Disney’s creator strategy didn’t appear overnight. For more than a decade, the company has experimented with invitation-only events, creator labs, and behind-the-scenes collaborations. Programs like Disney Creators Lab and Disney Creators Celebration allowed emerging and established creators to tell Disney stories in their own voices. This approach marked a departure from tightly controlled brand messaging. Instead of dictating narratives, Disney began empowering creators to interpret them authentically. The result has been deeper engagement with younger, digital-native audiences.
Today’s kids and families form emotional bonds with creators in ways once reserved for movie stars. Creators feel accessible, familiar, and trustworthy, often appearing in daily life through screens. Disney executives openly acknowledge this shift in audience behavior. By collaborating with creators, Disney taps into pre-existing relationships built on years of consistent content. These connections can’t be replicated by traditional advertising alone. The Disney creator playbook recognizes that influence now flows through people, not platforms.

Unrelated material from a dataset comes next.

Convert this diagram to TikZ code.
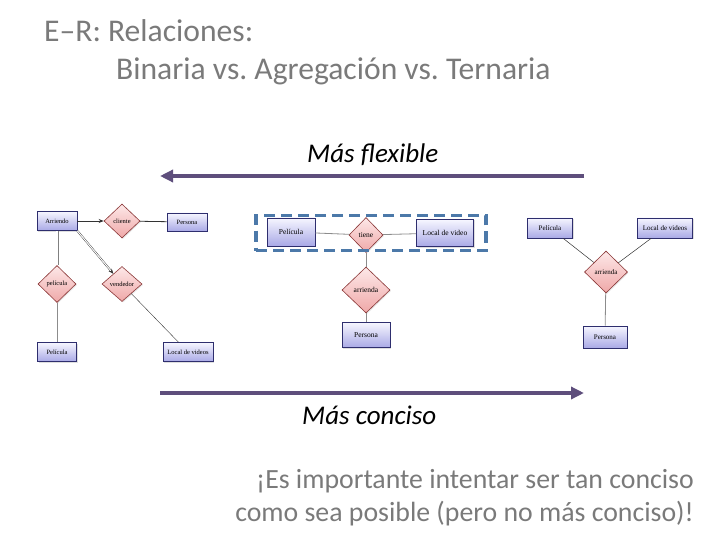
\documentclass[tikz,border=0pt]{standalone}
\usepackage{fontspec}
\setmainfont{Carlito}
\newfontfamily\erfont{Liberation Serif}
\usetikzlibrary{arrows.meta,shapes.geometric,shadows}
\frenchspacing
\definecolor{titlegray}{HTML}{7A7A7A}
\definecolor{arrowpurple}{HTML}{5E4E7C}
\definecolor{entborder}{HTML}{2E2E6E}
\definecolor{enttop}{HTML}{F6F6FF}
\definecolor{entbot}{HTML}{A9A9E6}
\definecolor{reltop}{HTML}{FDE8E8}
\definecolor{relbot}{HTML}{EFA8A8}
\definecolor{relborder}{HTML}{8A3636}
\definecolor{aggblue}{HTML}{4C79A9}
\tikzset{
  entity/.style={draw=entborder, line width=0.7pt, top color=enttop, bottom color=entbot,
    inner sep=0pt, font=\erfont\fontsize{6.5}{7}\selectfont,
    drop shadow={opacity=0.25, shadow xshift=1pt, shadow yshift=-1pt}},
  relation/.style={diamond, aspect=1.1, draw=relborder, line width=0.6pt, top color=reltop, bottom color=relbot,
    inner sep=0pt, font=\erfont\fontsize{6.5}{7}\selectfont,
    drop shadow={opacity=0.2, shadow xshift=1pt, shadow yshift=-1pt}},
  midfont/.style={font=\erfont\fontsize{7.5}{8}\selectfont},
  rightfont/.style={font=\erfont\fontsize{7}{8}\selectfont},
  bigarrow/.style={draw=arrowpurple, line width=4pt, -{Triangle[length=13pt,width=12pt]}},
  thinline/.style={draw=black!80, line width=0.5pt},
  grayline/.style={draw=black!45, line width=0.8pt},
}
\begin{document}
\begin{tikzpicture}[x=1pt,y=-1pt]
\useasboundingbox (0,0) rectangle (720,540);
% title
\node[anchor=base west, inner sep=0pt, text=titlegray, font=\fontsize{31.6}{36}\selectfont] (t1) at (44,42) {E--R: Relaciones:};
\node[anchor=base west, inner sep=0pt, text=titlegray, font=\fontsize{31.6}{36}\selectfont] (t2) at (116,80) {Binaria vs. Agregación vs. Ternaria};
% top arrow
\node[anchor=base west, inner sep=0pt, font=\fontsize{27}{30}\selectfont\itshape] (flex) at (307,163) {Más flexible};
\coordinate (fa) at (584,176);
\coordinate (fb) at (160,176);
\draw[bigarrow] (fa) -- (fb);
% bottom arrow
\coordinate (ca) at (160,393);
\coordinate (cb) at (584,393);
\draw[bigarrow] (ca) -- (cb);
\node[anchor=base west, inner sep=0pt, font=\fontsize{27}{30}\selectfont\itshape] (conc) at (302,424) {Más conciso};
% bottom text
\node[anchor=base east, inner sep=0pt, text=titlegray, font=\fontsize{27.8}{32}\selectfont] (b1) at (694,488) {¡Es importante intentar ser tan conciso};
\node[anchor=base east, inner sep=0pt, text=titlegray, font=\fontsize{27.8}{32}\selectfont] (b2) at (694,521) {como sea posible (pero no más conciso)!};

% ---------- left diagram (binaria)
\node[entity, minimum width=40pt, minimum height=19pt] (arr1) at (57,221) {Arriendo};
\node[relation, minimum width=36pt, minimum height=34pt] (cli1) at (122,221) {cliente};
\node[entity, minimum width=40pt, minimum height=18pt] (per1) at (187,222) {Persona};
\node[relation, minimum width=38pt, minimum height=37pt] (pel1r) at (57,284) {película};
\node[relation, minimum width=40pt, minimum height=35pt] (ven1) at (122,284) {vendedor};
\node[entity, minimum width=39pt, minimum height=19pt] (pel1) at (57,352) {Película};
\node[entity, minimum width=50pt, minimum height=19pt] (loc1) at (188,352) {Local de videos};
\draw[thinline, line width=0.8pt, -{Stealth[length=5pt,width=4pt]}] (arr1) -- (cli1);
\draw[thinline, line width=0.8pt] (cli1) -- (per1);
\draw[draw=black!50, double=white, double distance=1.2pt, line width=0.9pt] (arr1) -- (pel1r);
\draw[grayline] (pel1r) -- (pel1);
\draw[draw=black!80, double=white, double distance=1pt, line width=0.4pt, -{Stealth[length=5pt,width=4pt]}] (arr1.south east) -- (ven1);
\draw[thinline, line width=0.4pt] (ven1) -- (loc1);

% ---------- middle diagram (agregacion)
\node[entity, midfont, minimum width=48pt, minimum height=28pt] (pel2) at (291,232) {Película};
\node[relation, midfont, minimum width=34pt, minimum height=35pt] (tie2) at (366,235) {tiene};
\node[entity, midfont, minimum width=57pt, minimum height=27pt] (loc2) at (445,233) {Local de video};
\node[relation, midfont, minimum width=48pt, minimum height=46pt] (arr2) at (366,290) {arrienda};
\node[entity, midfont, minimum width=48pt, minimum height=25pt] (per2) at (366,335) {Persona};
\draw[grayline] (pel2) -- (tie2);
\draw[grayline] (tie2) -- (loc2);
\draw[grayline] (tie2) -- (arr2);
\draw[grayline] (arr2) -- (per2);
\node[draw=aggblue, line width=3.5pt, dash pattern=on 11pt off 6pt, minimum width=230pt, minimum height=35pt, inner sep=0pt] (agg) at (371,233) {};

% ---------- right diagram (ternaria)
\node[entity, rightfont, minimum width=45pt, minimum height=20pt] (pel3) at (550,228) {Película};
\node[entity, rightfont, minimum width=55pt, minimum height=20pt] (loc3) at (665,228) {Local de videos};
\node[relation, rightfont, minimum width=43pt, minimum height=42pt] (arr3) at (606,272) {arrienda};
\node[entity, rightfont, minimum width=44pt, minimum height=22pt] (per3) at (605,337) {Persona};
\draw[thinline] (pel3) -- (arr3);
\draw[thinline] (loc3) -- (arr3);
\draw[grayline] (arr3) -- (per3);
\end{tikzpicture}
\end{document}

That strategy came to life during Disney’s first-of-its-kind Make-A-Wish Halloween event. Disney partnered with Make-A-Wish, MrBeast, Mark Rober, and more than a dozen creators to design personalized experiences for 40 children. Each creator built activities aligned with what kids already love about their content. From science challenges to scavenger hunts, Disneyland became a playground tailored to individual dreams. This level of personalization showed how creators could enhance Disney’s experiential storytelling. It also reflected a growing trend, as creator-related wishes now make up nearly a third of all entertainment wishes.
The event transformed familiar park spaces into something entirely new. MrBeast designed a park-wide scavenger hunt that ended at Cinderella Castle, complete with custom mini-video experiences. Mark Rober turned part of Galaxy’s Edge into an interactive engineering lab using everyday materials. Other creators hosted playdates, art lessons, cooking demos, and immersive walkthroughs. These moments felt unscripted, modern, and deeply human. The magic wasn’t just the scale—it was the intention behind every detail.
The Disney creator playbook mirrors how top creators are expanding beyond videos. MrBeast has grown into products, in-person experiences, and global attractions. Mark Rober has extended his mission into education through CrunchLabs and curriculum development. Like Disney, these creators build ecosystems where content, products, and experiences reinforce each other. This convergence explains why the partnership feels natural rather than forced. Both sides are playing the same long game.
Disney’s original business blueprint connected films, parks, merchandise, and publishing into one ecosystem. Today’s creators operate in strikingly similar ways. By partnering with them, Disney isn’t abandoning its legacy—it’s extending it. Creators aren’t replacing Disney magic; they’re amplifying it for a new generation. The Make-A-Wish collaboration proved what happens when trust, scale, and creativity align. Disney isn’t just working with creators anymore—it’s building the future of media alongside them.